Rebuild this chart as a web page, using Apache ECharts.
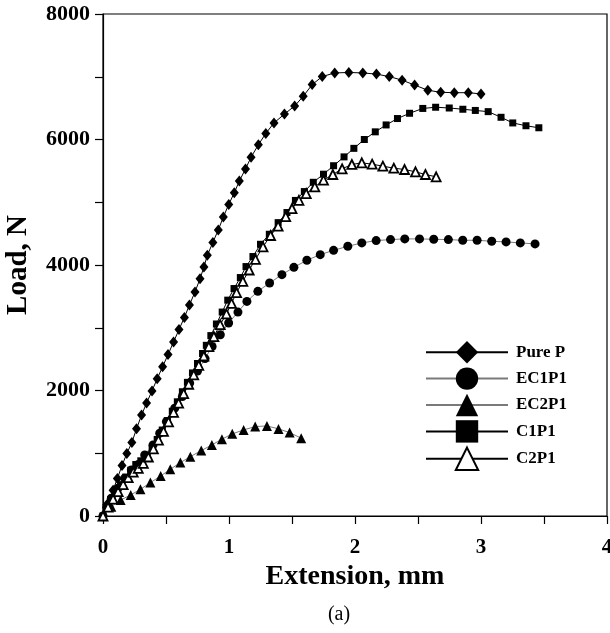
<!DOCTYPE html>
<html><head><meta charset="utf-8">
<script src="https://cdn.jsdelivr.net/npm/echarts@6/dist/echarts.min.js"></script>
<style>html,body{margin:0;padding:0;background:#fff}#c{width:610px;height:633px}</style>
</head><body><div id="c"></div>
<script>
const seriesNames = ['Pure P', 'EC1P1', 'EC2P1', 'C1P1', 'C2P1'];

const pureX = [0,0.03,0.08,0.114,0.151,0.189,0.229,0.266,0.306,0.346,0.389,0.43,0.473,0.516,0.56,0.603,0.646,0.686,0.73,0.77,0.801,0.828,0.872,0.915,0.955,0.998,1.042,1.082,1.131,1.175,1.233,1.292,1.357,1.44,1.521,1.589,1.66,1.74,1.839,1.951,2.062,2.17,2.272,2.374,2.473,2.578,2.68,2.788,2.899,3.0];
const pureY = [0,180,412,598,804,997,1170,1389,1608,1801,1994,2186,2379,2572,2772,2971,3164,3363,3569,3781,3968,4154,4360,4559,4765,4965,5151,5338,5531,5717,5916,6096,6264,6405,6534,6688,6875,7003,7061,7068,7061,7042,7003,6945,6868,6785,6752,6746,6746,6727];

const ec1X = [0,0.03,0.066,0.119,0.172,0.225,0.28,0.331,0.397,0.45,0.503,0.569,0.63,0.688,0.75,0.81,0.866,0.931,0.997,1.071,1.142,1.229,1.322,1.42,1.515,1.618,1.724,1.83,1.943,2.054,2.168,2.282,2.395,2.512,2.625,2.741,2.855,2.969,3.085,3.199,3.312,3.429];
const ec1Y = [0,140,282,442,601,734,820,974,1133,1320,1505,1719,1904,2118,2310,2508,2702,2889,3075,3250,3420,3580,3713,3846,3963,4075,4165,4234,4298,4352,4389,4405,4416,4416,4410,4405,4394,4394,4378,4368,4352,4336];

const ec2X = [0,0.066,0.14,0.22,0.297,0.376,0.458,0.534,0.614,0.693,0.78,0.864,0.944,1.026,1.116,1.208,1.301,1.393,1.481,1.573];
const ec2Y = [0,149,255,335,425,532,638,745,851,946,1042,1133,1224,1309,1372,1425,1436,1388,1330,1240];

const c1X = [0,0.03,0.06,0.1,0.14,0.18,0.22,0.26,0.3,0.35,0.39,0.43,0.47,0.51,0.55,0.59,0.63,0.67,0.71,0.75,0.79,0.82,0.856,0.9,0.946,0.99,1.04,1.09,1.135,1.19,1.25,1.32,1.39,1.46,1.527,1.598,1.669,1.75,1.83,1.913,1.991,2.074,2.161,2.247,2.337,2.433,2.538,2.64,2.748,2.856,2.955,3.057,3.159,3.252,3.357,3.459];
const c1Y = [0,130,260,380,500,620,730,820,880,960,1080,1220,1370,1520,1670,1820,1980,2130,2280,2430,2590,2720,2875,3060,3250,3440,3625,3800,3975,4135,4330,4490,4675,4836,5029,5170,5318,5447,5582,5723,5859,6000,6122,6232,6334,6418,6495,6514,6502,6482,6463,6444,6354,6264,6219,6187];

const c2X = [0,0.04,0.08,0.12,0.16,0.2,0.24,0.28,0.32,0.36,0.4,0.44,0.48,0.52,0.56,0.6,0.64,0.68,0.72,0.76,0.8,0.84,0.88,0.93,0.98,1.02,1.06,1.11,1.16,1.21,1.27,1.33,1.39,1.45,1.5,1.555,1.613,1.681,1.75,1.824,1.898,1.975,2.054,2.136,2.221,2.308,2.393,2.48,2.559,2.644];
const c2Y = [0,140,270,390,500,610,700,760,840,940,1070,1210,1350,1500,1650,1800,1950,2100,2250,2400,2550,2700,2860,3050,3220,3390,3560,3740,3920,4090,4290,4470,4620,4770,4900,5030,5139,5245,5352,5442,5533,5602,5628,5607,5575,5543,5522,5485,5442,5405];

const xMin = 0, xMax = 4, xStep = 0.5;
const yMin = 0, yMax = 8000, yStep = 1000;
const xLabelled = [0, 1, 2, 3, 4];
const yLabelled = [0, 2000, 4000, 6000, 8000];

function zip(a, b) { return a.map((v, i) => [v, b[i]]); }
const F = '"Liberation Serif", "Times New Roman", serif';

const chart = echarts.init(document.getElementById('c'), null, {renderer: 'canvas'});

function mkSeries(name, xs, ys, symbol, size, fill, lineColor, border) {
  return {
    name: name, type: 'line', data: zip(xs, ys),
    symbol: symbol, symbolSize: size, showSymbol: true,
    lineStyle: {color: lineColor, width: 1},
    itemStyle: {color: fill, borderColor: '#000', borderWidth: border ? 1.8 : 0},
    emphasis: {disabled: true}, animation: false, z: 2
  };
}

chart.setOption({
  animation: false,
  backgroundColor: '#fff',
  grid: {left: 103, right: 3, top: 14, bottom: 117, show: true, borderColor: '#000', borderWidth: 1.2, containLabel: false, outerBoundsMode: 'none'},
  xAxis: {
    type: 'value', min: xMin, max: xMax, interval: xStep,
    name: 'Extension, mm', nameLocation: 'middle', nameGap: 42,
    nameTextStyle: {fontFamily: F, fontWeight: 'bold', fontSize: 28, color: '#000'},
    axisLine: {show: true, onZero: false, lineStyle: {color: '#000', width: 1.2}},
    axisTick: {show: true, inside: false, length: 8, lineStyle: {color: '#000', width: 1.2}},
    axisLabel: {margin: 21, fontFamily: F, fontWeight: 'bold', fontSize: 21, color: '#000', showMinLabel: true, showMaxLabel: true,
      formatter: v => xLabelled.indexOf(v) >= 0 ? String(v) : ''},
    splitLine: {show: false}
  },
  yAxis: {
    type: 'value', min: yMin, max: yMax, interval: yStep,
    name: 'Load, N', nameLocation: 'middle', nameGap: 70,
    nameTextStyle: {fontFamily: F, fontWeight: 'bold', fontSize: 29, color: '#000'},
    axisLine: {show: true, onZero: false, lineStyle: {color: '#000', width: 1.2}},
    axisTick: {show: true, inside: false, length: 8, lineStyle: {color: '#000', width: 1.2}},
    axisLabel: {margin: 13, fontFamily: F, fontWeight: 'bold', fontSize: 22, color: '#000', showMinLabel: true, showMaxLabel: true,
      formatter: v => yLabelled.indexOf(v) >= 0 ? String(v) : ''},
    splitLine: {show: false}
  },
  legend: {
    orient: 'vertical', left: 420, top: 336,
    itemWidth: 82, itemHeight: 28, itemGap: 4,
    textStyle: {fontFamily: F, fontWeight: 'bold', fontSize: 17, color: '#000', padding: [0, 0, 0, 3]},
    data: seriesNames, selectedMode: false
  },
  graphic: [{type: 'text', x: 339, y: 615, style: {text: '(a)', fontFamily: F, fontSize: 20, fill: '#000', align: 'center', verticalAlign: 'middle'}}],
  series: [
    mkSeries(seriesNames[0], pureX, pureY, 'diamond', [9, 11], '#000', '#000', false),
    mkSeries(seriesNames[1], ec1X, ec1Y, 'circle', 9, '#000', '#7a7a7a', false),
    mkSeries(seriesNames[2], ec2X, ec2Y, 'triangle', 10, '#000', '#7a7a7a', false),
    mkSeries(seriesNames[3], c1X, c1Y, 'rect', 7, '#000', '#000', false),
    mkSeries(seriesNames[4], c2X, c2Y, 'triangle', 9, '#fff', '#000', true)
  ]
});
</script></body></html>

• [Task brief] The material above holds pictures; copy everything else in it exactly.

• [Response to the exercise]
Rebuild this chart as a web page, using Apache ECharts.
<!DOCTYPE html>
<html><head><meta charset="utf-8">
<script src="https://cdn.jsdelivr.net/npm/echarts@6/dist/echarts.min.js"></script>
<style>html,body{margin:0;padding:0;background:#fff}#c{width:610px;height:633px}</style>
</head><body><div id="c"></div>
<script>
const seriesNames = ['Pure P', 'EC1P1', 'EC2P1', 'C1P1', 'C2P1'];

const pureX = [0,0.03,0.08,0.114,0.151,0.189,0.229,0.266,0.306,0.346,0.389,0.43,0.473,0.516,0.56,0.603,0.646,0.686,0.73,0.77,0.801,0.828,0.872,0.915,0.955,0.998,1.042,1.082,1.131,1.175,1.233,1.292,1.357,1.44,1.521,1.589,1.66,1.74,1.839,1.951,2.062,2.17,2.272,2.374,2.473,2.578,2.68,2.788,2.899,3.0];
const pureY = [0,180,412,598,804,997,1170,1389,1608,1801,1994,2186,2379,2572,2772,2971,3164,3363,3569,3781,3968,4154,4360,4559,4765,4965,5151,5338,5531,5717,5916,6096,6264,6405,6534,6688,6875,7003,7061,7068,7061,7042,7003,6945,6868,6785,6752,6746,6746,6727];

const ec1X = [0,0.03,0.066,0.119,0.172,0.225,0.28,0.331,0.397,0.45,0.503,0.569,0.63,0.688,0.75,0.81,0.866,0.931,0.997,1.071,1.142,1.229,1.322,1.42,1.515,1.618,1.724,1.83,1.943,2.054,2.168,2.282,2.395,2.512,2.625,2.741,2.855,2.969,3.085,3.199,3.312,3.429];
const ec1Y = [0,140,282,442,601,734,820,974,1133,1320,1505,1719,1904,2118,2310,2508,2702,2889,3075,3250,3420,3580,3713,3846,3963,4075,4165,4234,4298,4352,4389,4405,4416,4416,4410,4405,4394,4394,4378,4368,4352,4336];

const ec2X = [0,0.066,0.14,0.22,0.297,0.376,0.458,0.534,0.614,0.693,0.78,0.864,0.944,1.026,1.116,1.208,1.301,1.393,1.481,1.573];
const ec2Y = [0,149,255,335,425,532,638,745,851,946,1042,1133,1224,1309,1372,1425,1436,1388,1330,1240];

const c1X = [0,0.03,0.06,0.1,0.14,0.18,0.22,0.26,0.3,0.35,0.39,0.43,0.47,0.51,0.55,0.59,0.63,0.67,0.71,0.75,0.79,0.82,0.856,0.9,0.946,0.99,1.04,1.09,1.135,1.19,1.25,1.32,1.39,1.46,1.527,1.598,1.669,1.75,1.83,1.913,1.991,2.074,2.161,2.247,2.337,2.433,2.538,2.64,2.748,2.856,2.955,3.057,3.159,3.252,3.357,3.459];
const c1Y = [0,130,260,380,500,620,730,820,880,960,1080,1220,1370,1520,1670,1820,1980,2130,2280,2430,2590,2720,2875,3060,3250,3440,3625,3800,3975,4135,4330,4490,4675,4836,5029,5170,5318,5447,5582,5723,5859,6000,6122,6232,6334,6418,6495,6514,6502,6482,6463,6444,6354,6264,6219,6187];

const c2X = [0,0.04,0.08,0.12,0.16,0.2,0.24,0.28,0.32,0.36,0.4,0.44,0.48,0.52,0.56,0.6,0.64,0.68,0.72,0.76,0.8,0.84,0.88,0.93,0.98,1.02,1.06,1.11,1.16,1.21,1.27,1.33,1.39,1.45,1.5,1.555,1.613,1.681,1.75,1.824,1.898,1.975,2.054,2.136,2.221,2.308,2.393,2.48,2.559,2.644];
const c2Y = [0,140,270,390,500,610,700,760,840,940,1070,1210,1350,1500,1650,1800,1950,2100,2250,2400,2550,2700,2860,3050,3220,3390,3560,3740,3920,4090,4290,4470,4620,4770,4900,5030,5139,5245,5352,5442,5533,5602,5628,5607,5575,5543,5522,5485,5442,5405];

const xMin = 0, xMax = 4, xStep = 0.5;
const yMin = 0, yMax = 8000, yStep = 1000;
const xLabelled = [0, 1, 2, 3, 4];
const yLabelled = [0, 2000, 4000, 6000, 8000];

function zip(a, b) { return a.map((v, i) => [v, b[i]]); }
const F = '"Liberation Serif", "Times New Roman", serif';

const chart = echarts.init(document.getElementById('c'), null, {renderer: 'canvas'});

function mkSeries(name, xs, ys, symbol, size, fill, lineColor, border) {
  return {
    name: name, type: 'line', data: zip(xs, ys),
    symbol: symbol, symbolSize: size, showSymbol: true,
    lineStyle: {color: lineColor, width: 1},
    itemStyle: {color: fill, borderColor: '#000', borderWidth: border ? 1.8 : 0},
    emphasis: {disabled: true}, animation: false, z: 2
  };
}

chart.setOption({
  animation: false,
  backgroundColor: '#fff',
  grid: {left: 103, right: 3, top: 14, bottom: 117, show: true, borderColor: '#000', borderWidth: 1.2, containLabel: false, outerBoundsMode: 'none'},
  xAxis: {
    type: 'value', min: xMin, max: xMax, interval: xStep,
    name: 'Extension, mm', nameLocation: 'middle', nameGap: 42,
    nameTextStyle: {fontFamily: F, fontWeight: 'bold', fontSize: 28, color: '#000'},
    axisLine: {show: true, onZero: false, lineStyle: {color: '#000', width: 1.2}},
    axisTick: {show: true, inside: false, length: 8, lineStyle: {color: '#000', width: 1.2}},
    axisLabel: {margin: 21, fontFamily: F, fontWeight: 'bold', fontSize: 21, color: '#000', showMinLabel: true, showMaxLabel: true,
      formatter: v => xLabelled.indexOf(v) >= 0 ? String(v) : ''},
    splitLine: {show: false}
  },
  yAxis: {
    type: 'value', min: yMin, max: yMax, interval: yStep,
    name: 'Load, N', nameLocation: 'middle', nameGap: 70,
    nameTextStyle: {fontFamily: F, fontWeight: 'bold', fontSize: 29, color: '#000'},
    axisLine: {show: true, onZero: false, lineStyle: {color: '#000', width: 1.2}},
    axisTick: {show: true, inside: false, length: 8, lineStyle: {color: '#000', width: 1.2}},
    axisLabel: {margin: 13, fontFamily: F, fontWeight: 'bold', fontSize: 22, color: '#000', showMinLabel: true, showMaxLabel: true,
      formatter: v => yLabelled.indexOf(v) >= 0 ? String(v) : ''},
    splitLine: {show: false}
  },
  legend: {
    orient: 'vertical', left: 420, top: 336,
    itemWidth: 82, itemHeight: 28, itemGap: 4,
    textStyle: {fontFamily: F, fontWeight: 'bold', fontSize: 17, color: '#000', padding: [0, 0, 0, 3]},
    data: seriesNames, selectedMode: false
  },
  graphic: [{type: 'text', x: 339, y: 615, style: {text: '(a)', fontFamily: F, fontSize: 20, fill: '#000', align: 'center', verticalAlign: 'middle'}}],
  series: [
    mkSeries(seriesNames[0], pureX, pureY, 'diamond', [9, 11], '#000', '#000', false),
    mkSeries(seriesNames[1], ec1X, ec1Y, 'circle', 9, '#000', '#7a7a7a', false),
    mkSeries(seriesNames[2], ec2X, ec2Y, 'triangle', 10, '#000', '#7a7a7a', false),
    mkSeries(seriesNames[3], c1X, c1Y, 'rect', 7, '#000', '#000', false),
    mkSeries(seriesNames[4], c2X, c2Y, 'triangle', 9, '#fff', '#000', true)
  ]
});
</script></body></html>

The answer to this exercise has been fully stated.